There is a movie on circuit at present which should strike a chord with most of my readers as it dramatizes living conditions in rural southern India in the early twentieth century and shows us the challenges faced by workers on a typical British-owned tea plantation.
The poets among you (and even some of the rest of you) will love the poetry which spices up the exquisite songs and elevates this movie to a higher level, so that it becomes more than a simple narrative. The music is haunting and for me, absolutely gorgeous. This is a film which I have to see again. It is that good.
PARADESI is a subtitled Tamil language film which is a carefully crafted master-piece set in British-occupied Dravidian India. The writer/producer is called Bala. What struck me is that for Bala, there are few, if any, 'noble savages'. The often primitive peasants are as cruel and unfeeling as any plantation manager or pampered lord. The movie centres around a big buffoon, Rasa, (He looks like a laid-back, sub-normal clone of Kumi Naidoo) who is the butt of everybody's jokes; he is the twit of the village.

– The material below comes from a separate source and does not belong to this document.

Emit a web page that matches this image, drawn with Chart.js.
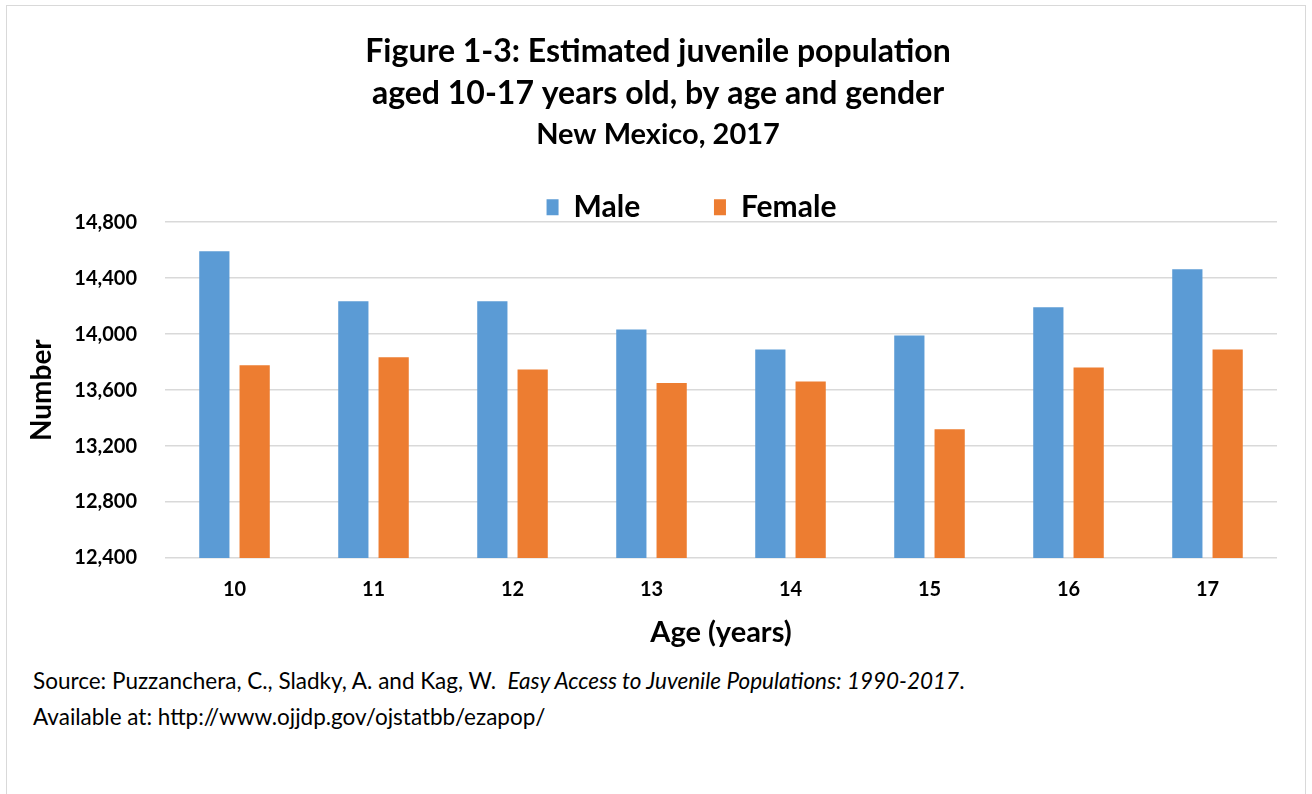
<!DOCTYPE html>
<html>
<head>
<meta charset="utf-8">
<script src="https://cdn.jsdelivr.net/npm/chart.js"></script>
<style>
  body { margin: 0; background: #fff; }
  #frame { position: absolute; left: 6px; top: 5px; width: 1298px; height: 800px; border: 1px solid #d9d9d9; }
  #c { position: absolute; left: 0; top: 0; }
  #src { position: absolute; left: 33px; top: 663px; font: 22.5px Lato, sans-serif; line-height: 36px; color: #000; }
</style>
</head>
<body>
<div id="frame"></div>
<canvas id="c" width="1312" height="660"></canvas>
<div id="src">
  Source: Puzzanchera, C., Sladky, A. and Kag, W.&nbsp; <i>Easy Access to Juvenile Populations: 1990-2017</i>.<br>
  Available at: http://www.ojjdp.gov/ojstatbb/ezapop/
</div>
<script>
const ages = ['10', '11', '12', '13', '14', '15', '16', '17'];
const male = [14592, 14235, 14235, 14034, 13891, 13991, 14192, 14464];
const female = [13777, 13834, 13748, 13650, 13662, 13321, 13762, 13891];
const titleLines = [
  'Figure 1-3: Estimated juvenile population',
  'aged 10-17 years old, by age and gender'
];
const subtitleText = 'New Mexico, 2017';

const font = 'Lato';

// move title / subtitle / legend to where the original has them
const nudge = {
  id: 'nudge',
  afterLayout(chart) {
    chart.boxes.forEach(b => {
      if (b.position !== 'top') return;
      if (b === chart.legend) {
        b.left += 53; b.right += 53;
        b.top += 10; b.bottom += 10;
      } else {
        b.left += 19.5; b.right += 19.5;
      }
    });
  }
};

new Chart(document.getElementById('c'), {
  type: 'bar',
  data: {
    labels: ages,
    datasets: [
      { label: 'Male', data: male, backgroundColor: '#5B9BD5' },
      { label: 'Female', data: female, backgroundColor: '#ED7D31' }
    ]
  },
  options: {
    responsive: false,
    animation: false,
    devicePixelRatio: 1,
    categoryPercentage: 0.58,
    barPercentage: 0.75,
    layout: { padding: { top: 0, left: 0, right: 35, bottom: 0 } },
    plugins: {
      title: {
        display: true,
        text: titleLines,
        color: '#000',
        font: { family: font, size: 32, weight: 'bold', lineHeight: 1.3 },
        padding: { top: 31.2, bottom: 0 }
      },
      subtitle: {
        display: true,
        text: subtitleText,
        color: '#000',
        font: { family: font, size: 29, weight: 'bold', lineHeight: 1.2 },
        padding: { top: 2.4, bottom: 20.6 }
      },
      legend: {
        labels: {
          color: '#000',
          font: { family: font, size: 30, weight: 'bold' },
          boxWidth: 12,
          boxHeight: 16,
          padding: 10,
          generateLabels(chart) {
            const items = Chart.defaults.plugins.legend.labels.generateLabels(chart);
            items[0].text += '\u2003\u2003\u2002\u2009';
            return items;
          }
        }
      },
      tooltip: { enabled: false }
    },
    scales: {
      x: {
        grid: { display: false, drawTicks: false },
        border: { display: false },
        ticks: { color: '#000', padding: 19.5, font: { family: font, size: 20, weight: 'bold' } },
        title: {
          display: true,
          text: 'Age (years)',
          color: '#000',
          font: { family: font, size: 29, weight: 'bold', lineHeight: 1 },
          padding: { top: -2.5, bottom: 12.5 }
        }
      },
      y: {
        min: 12400,
        max: 14800,
        grid: { color: '#d9d9d9', lineWidth: 1.5, drawTicks: false },
        border: { display: false },
        ticks: {
          stepSize: 400,
          color: '#000',
          padding: 28,
          font: { family: font, size: 20, weight: 'bold' },
          callback: v => v.toLocaleString('en-US')
        },
        title: {
          display: true,
          text: 'Number',
          color: '#000',
          font: { family: font, size: 28, weight: 'bold' },
          padding: { top: 25, bottom: 0 }
        },
        afterFit(scale) { scale.width = 165; }
      }
    }
  },
  plugins: [nudge]
});
</script>
</body>
</html>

Amicable, despite being violated by just about everybody (including the woman who secretly likes him), the muscular wretch is like a caricature of India. There is something infinitely tragic and sad about the way this amiable giant allows so much abuse to be heaped upon him.
He is a metaphor for most of the planet that was owned by the 'free West' at that time – before the Germans, Italians and Japanese were let loose upon them.
Then there are the cunning, devious, sly Indian collaborating class whose existence depends upon their being treacherous traitors, spies, informers, whores and pimps in the rape, exploitation and destruction of their own country and its wretched people. They reminded me of a few venal local academics, journalists and even writers who cozy up to the oh-so-clever white academics in the hope of getting the odd smile here and the crumb there.
The plantation manager has his whores among the workers in the tea plantation. The English did something similar to the conquered Scots and other numerically disadvantaged, defeated peoples in the British isles and elsewhere. A newly married woman is coveted by the white manager and he decrees that 'she must not have sex with her husband but she must be given to him'.
When she resists, the white manager's fury is unleashed on a horrible, venal labour recruiter; the Indian collaborator/pimp has to implore the white Master, in the most servile and nauseating way, to allow him to 'set matters right'. He will get the married woman to be a whore.
What a metaphor about what happens to a conquered country! Metaphorically and sometimes literally speaking, that sort of thing happened in most conquered countries.
There's a biting, satirical vignette about an Indian doctor, married to a white, who is Christian. When they drive up to the plantation, the Indian who greets them automatically assumes that the white is the doctor. They try to convert as many souls as possible while they are healing the ailing. They dance (most hilariously) for the benefit of the Indians and the naive peasants are converted wholesale.
As usual, the whites, as in most Indian movies, are pathetic, wooden actors; the voice-overs are worse than amateurish.
Most of our young are not going to see this film; most are really young and arrogant and will not want to acknowledge that they have any sort of link (no matter how far back) to a macerated country like conquered India.
Then there are the haughty, relatively well-off and often light- skinned 'modern' Indians. (they love to hiss, 'my great grandfather was a white, you know'). Will such South Africans want to see such a well- produced, well directed and beautifully acted film? I seriously doubt it.
On the evening I saw the film there were about 12 Indians at the cinema. The place has a capacity of about 120. There was a white couple there. They sat at a similar spot – about half-way down, on the left- hand side and all by themselves. They nicely isolated themselves from us, dark people.
One of the best aspects of this film is the fact that many dark- skinned actors have a part in the movie. That is most unusual for an Indian film.
Will Vivian Reddy hire the cinema and get his entire work-force to see this film as he did with that spy film, 'Skyfall'? I can't see that happening.
Will the great author who writes about Apartheid cops having 'hearts of gold' (and who, in his book, attacked those Indians who were anti apartheid)see this film? A BIG FAT NO. Will his side-kick, the elephant cliché, watch this film? No, not till Jehovah has a birthday.
Will their embedded journalists see this film? Definitely not. Will the unethical Indian academics see this film? It's unlikely.
However I am so glad that I saw this cinematic stunner. It is magnificent.